# START OF Collected material
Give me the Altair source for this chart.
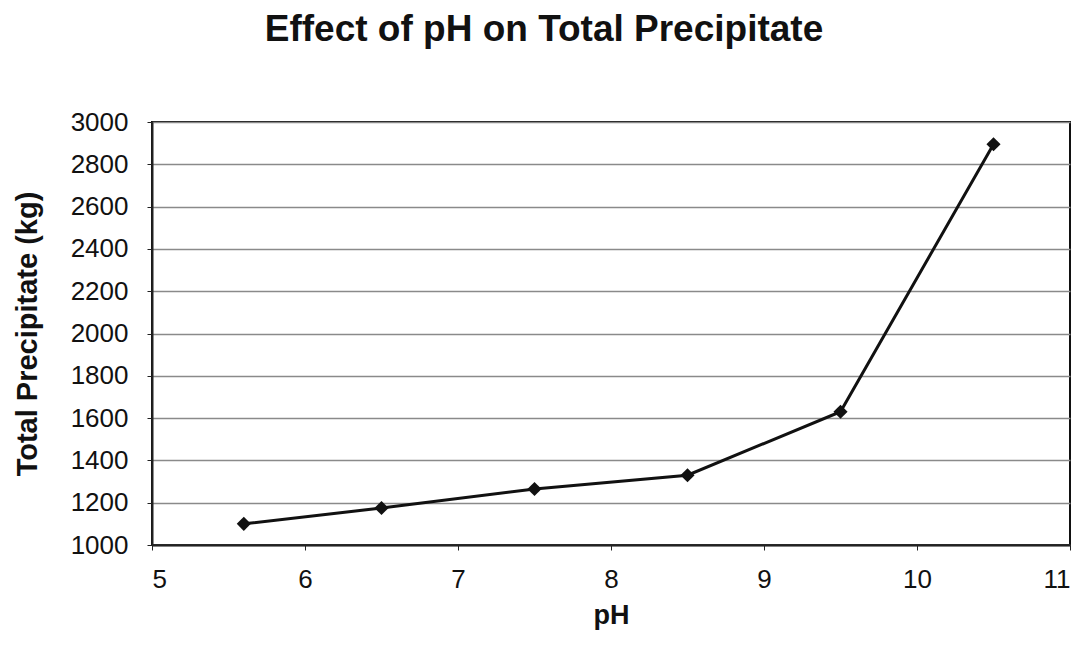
import altair as alt
import pandas as pd

ph = [5.6, 6.5, 7.5, 8.5, 9.5, 10.5]
precip = [1100, 1175, 1265, 1330, 1630, 2895]

df = pd.DataFrame({"pH": ph, "precip": precip})

FONT = "Liberation Sans"

base = alt.Chart(df).encode(
    x=alt.X("pH:Q", scale=alt.Scale(domain=[5, 11], nice=False, zero=False),
            axis=alt.Axis(title="pH", values=[5, 6, 7, 8, 9, 10, 11], grid=False, format="d",
                          labelFontSize=26, labelFont=FONT, labelColor="#111",
                          titleFontSize=27, titleFont=FONT, titleFontWeight="bold",
                          titleColor="#111", labelPadding=16, titlePadding=10,
                          tickSize=5, domainColor="#222", tickColor="#222", domainWidth=2)),
    y=alt.Y("precip:Q", scale=alt.Scale(domain=[1000, 3000], nice=False, zero=False),
            axis=alt.Axis(title="Total Precipitate (kg)", values=list(range(1000, 3001, 200)),
                          format="d",
                          grid=True, gridColor="#8a8a8a", gridWidth=1.5,
                          labelFontSize=26, labelFont=FONT, labelColor="#111",
                          titleFontSize=29, titleFont=FONT, titleFontWeight="bold",
                          titleColor="#111", labelPadding=19, titlePadding=28,
                          tickSize=5, domainColor="#222", tickColor="#222", domainWidth=2)),
)

line = base.mark_line(color="#111", strokeWidth=3)
pts = base.mark_point(shape="diamond", filled=True, color="#111", size=200, opacity=1)

chart = (line + pts).properties(
    width=918, height=423,
    title=alt.TitleParams("Effect of pH on Total Precipitate", fontSize=37,
                          font=FONT, fontWeight="bold", color="#111",
                          offset=60, dx=-67),
    padding={"left": 152, "top": 122, "right": 19, "bottom": 116},
    autosize=alt.AutoSizeParams(type="none"),
).configure_view(stroke="#111", strokeWidth=2)

chart.save("out.html", embed_options={"renderer": "svg", "actions": False})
# END OF Collected material
Copy out the listing exactly as it stands, but not the pictures.

**Correct result:**
Give me the Altair source for this chart.
import altair as alt
import pandas as pd

ph = [5.6, 6.5, 7.5, 8.5, 9.5, 10.5]
precip = [1100, 1175, 1265, 1330, 1630, 2895]

df = pd.DataFrame({"pH": ph, "precip": precip})

FONT = "Liberation Sans"

base = alt.Chart(df).encode(
    x=alt.X("pH:Q", scale=alt.Scale(domain=[5, 11], nice=False, zero=False),
            axis=alt.Axis(title="pH", values=[5, 6, 7, 8, 9, 10, 11], grid=False, format="d",
                          labelFontSize=26, labelFont=FONT, labelColor="#111",
                          titleFontSize=27, titleFont=FONT, titleFontWeight="bold",
                          titleColor="#111", labelPadding=16, titlePadding=10,
                          tickSize=5, domainColor="#222", tickColor="#222", domainWidth=2)),
    y=alt.Y("precip:Q", scale=alt.Scale(domain=[1000, 3000], nice=False, zero=False),
            axis=alt.Axis(title="Total Precipitate (kg)", values=list(range(1000, 3001, 200)),
                          format="d",
                          grid=True, gridColor="#8a8a8a", gridWidth=1.5,
                          labelFontSize=26, labelFont=FONT, labelColor="#111",
                          titleFontSize=29, titleFont=FONT, titleFontWeight="bold",
                          titleColor="#111", labelPadding=19, titlePadding=28,
                          tickSize=5, domainColor="#222", tickColor="#222", domainWidth=2)),
)

line = base.mark_line(color="#111", strokeWidth=3)
pts = base.mark_point(shape="diamond", filled=True, color="#111", size=200, opacity=1)

chart = (line + pts).properties(
    width=918, height=423,
    title=alt.TitleParams("Effect of pH on Total Precipitate", fontSize=37,
                          font=FONT, fontWeight="bold", color="#111",
                          offset=60, dx=-67),
    padding={"left": 152, "top": 122, "right": 19, "bottom": 116},
    autosize=alt.AutoSizeParams(type="none"),
).configure_view(stroke="#111", strokeWidth=2)

chart.save("out.html", embed_options={"renderer": "svg", "actions": False})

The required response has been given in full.